La facultad diferencial, superior y característica, del hombre es la razón. La racionalidad determina en el hombre la libertad o libre albedrío. En el animal el objeto propio de su conocimiento es la cosa concreta, singular, y este conocimiento determina en él una apetencia o una repulsión necesarias según que la cosa conocida convenga o no a su naturaleza. Pero la razón humana conoce el ser en ge¬neral, y al paso que ante el ser puro y perfecto (Dios) se hallaría determinada a quererlo porque llenaría su inteligencia y su voluntad, frente a las cosas concretas, que sólo imperfectamente realizan el ser, es, en cambio, libre para desearlas o no. Ante estas cosas se da cuenta el hombre del bien que posee y de su jerarquía dentro del conjunto de bienes, pero sintiéndose atraído por los diversos géneros de bien que se dan en las cosas, tiene la facultad de pecar y también la de merecer por sus actos.
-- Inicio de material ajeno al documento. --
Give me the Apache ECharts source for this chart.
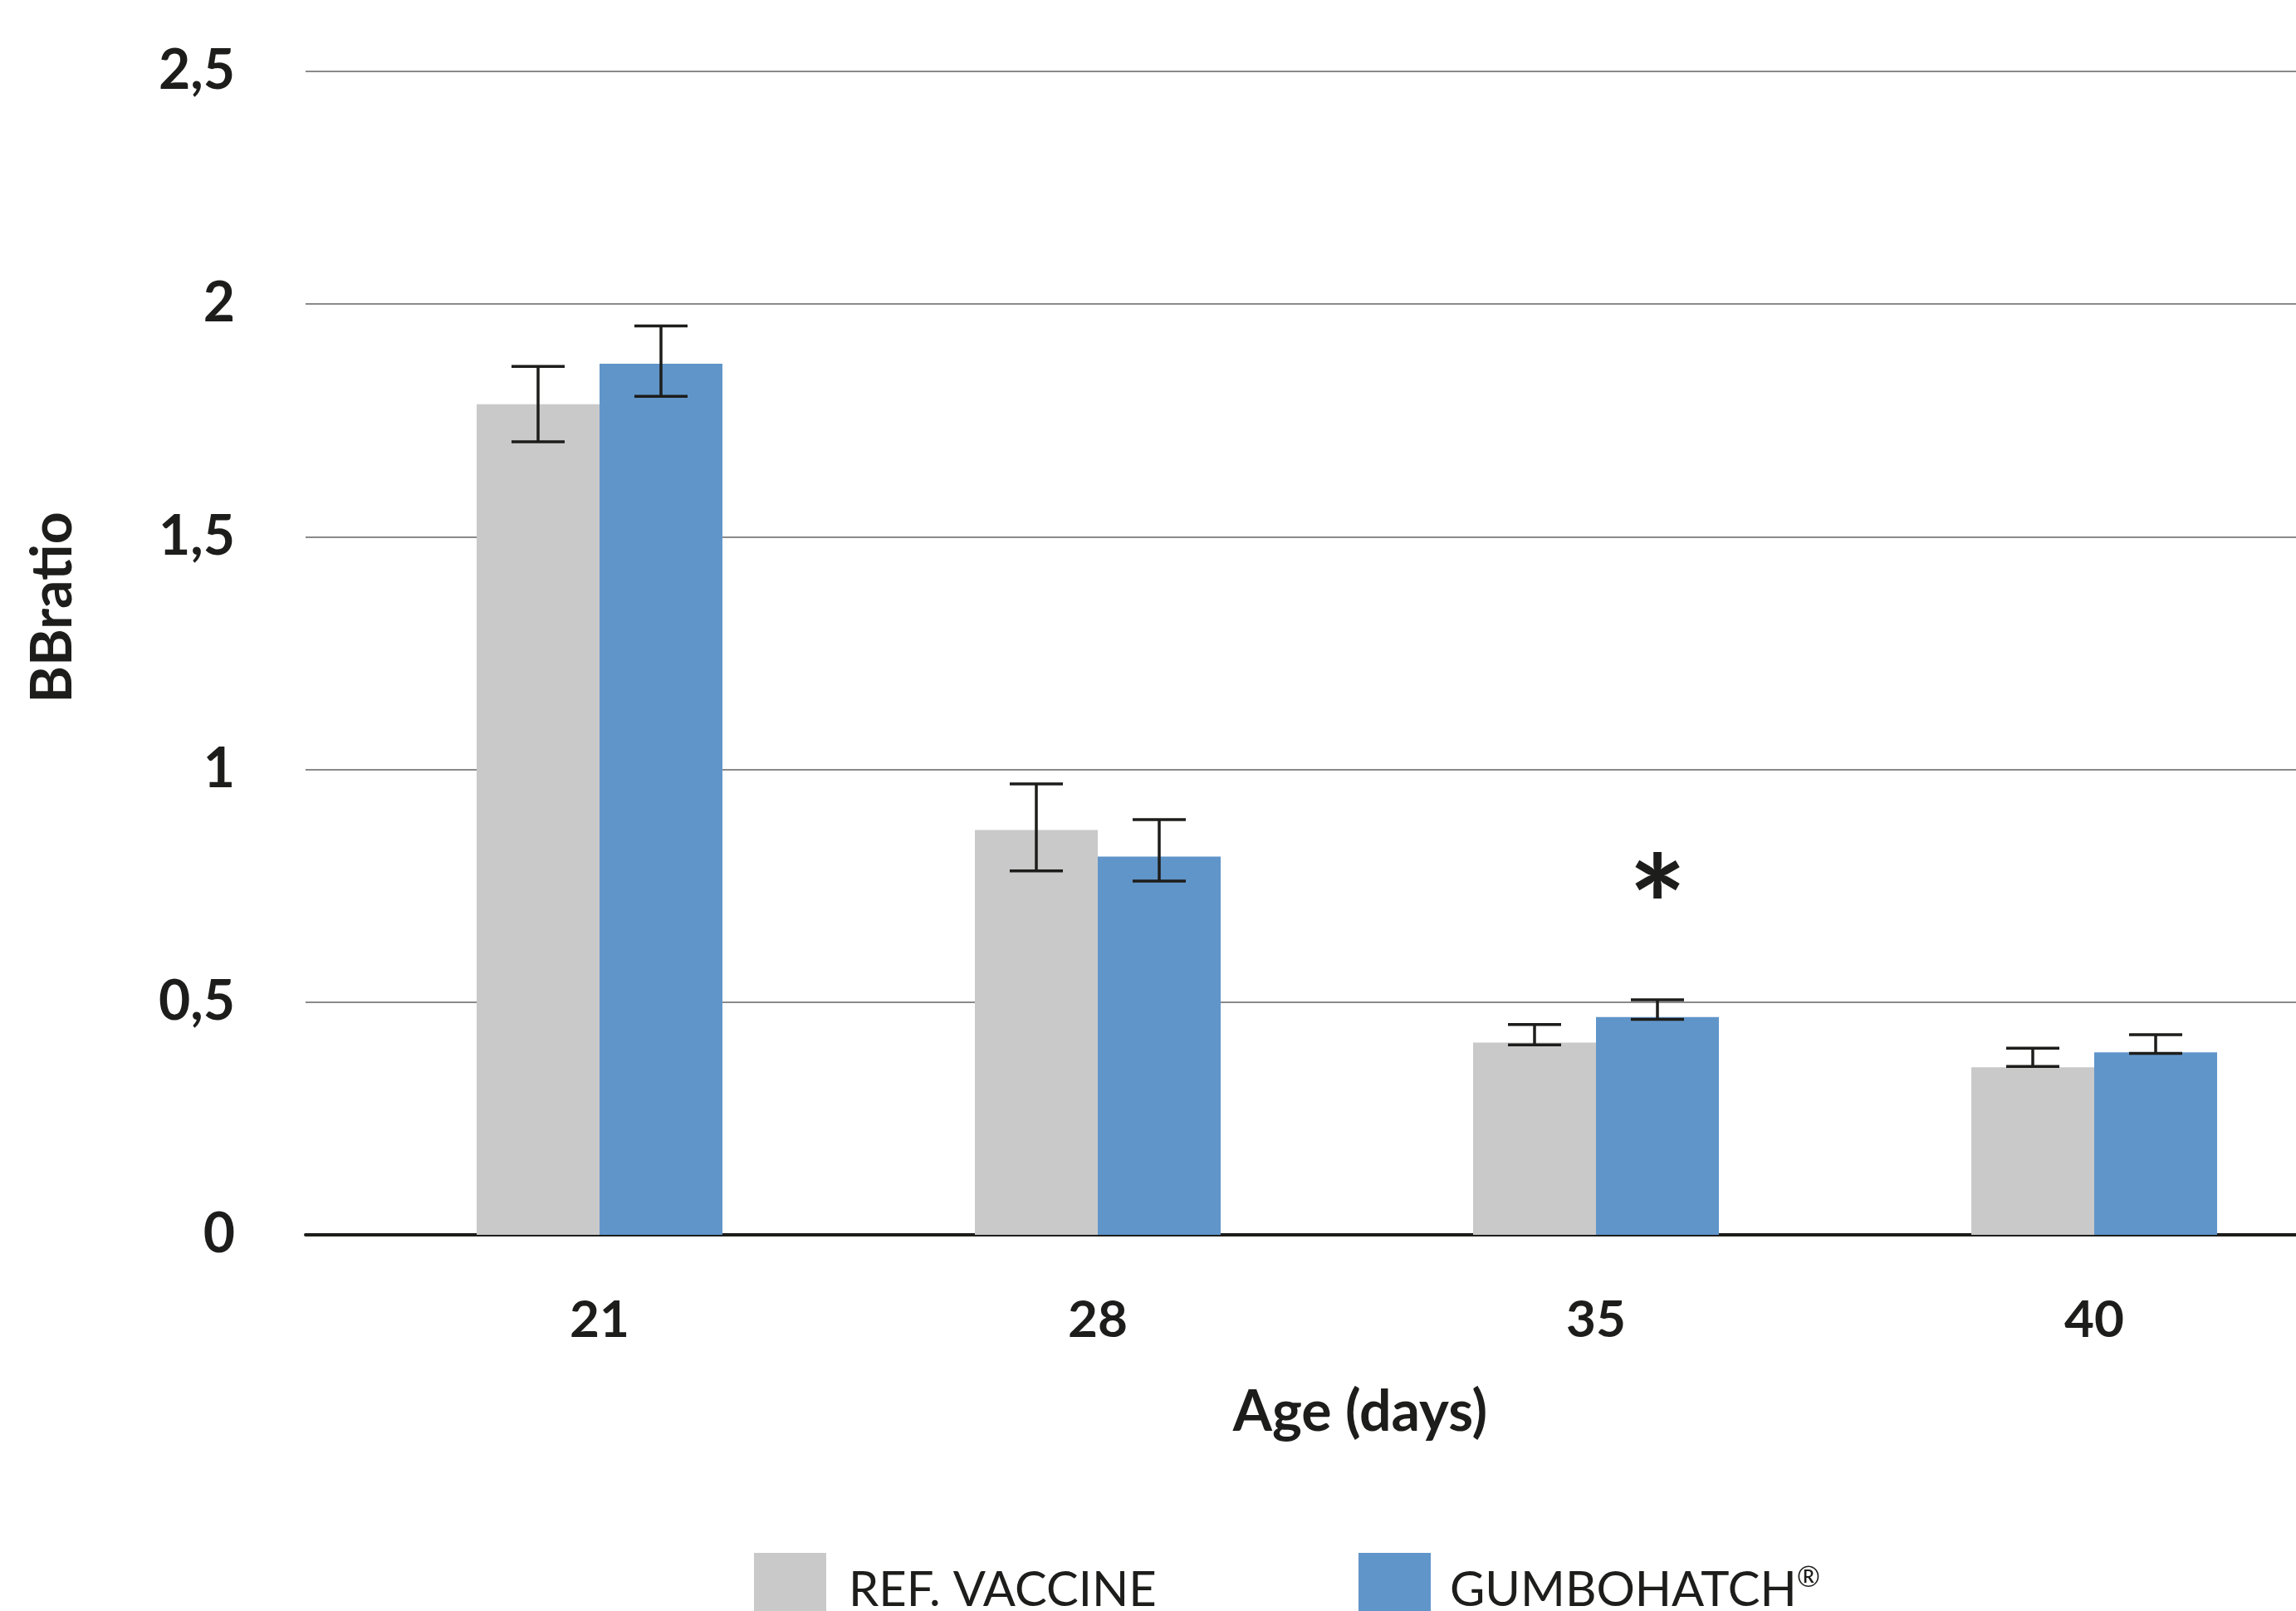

Esto depara al hombre la posibilidad incomparable de construir por sus actos su propia vida y de salvarse o condenarse por su propia voluntad. La bienaventuranza es concebida por Santo Tomás como una graciosa elevación a un orden superior que no elimina a nuestra naturaleza, sino que la completa y satisface. Ella es, fundamentalmente contemplación, intelección perfecta, plenitud de nuestra razón y de nuestro amor. Secundariamente placer completo y sin límites.
El pensamiento tomista no es una mera adaptación del aristotelismo a la fe cristiana. Puede considerarse más bien una prolongación y una aplicación a mil órdenes y aspectos nuevos de la concepción general del maestro griego. A este elemento medular filosófico (el aristotelismo), unió en perfecta síntesis los elementos más valiosos del pensamiento cristiano, procedentes sobre todo del agustinismo. El tomismo ha pasado a la Historia como la sistema¬tización más completa, original y sólida de la filosofía cristiana.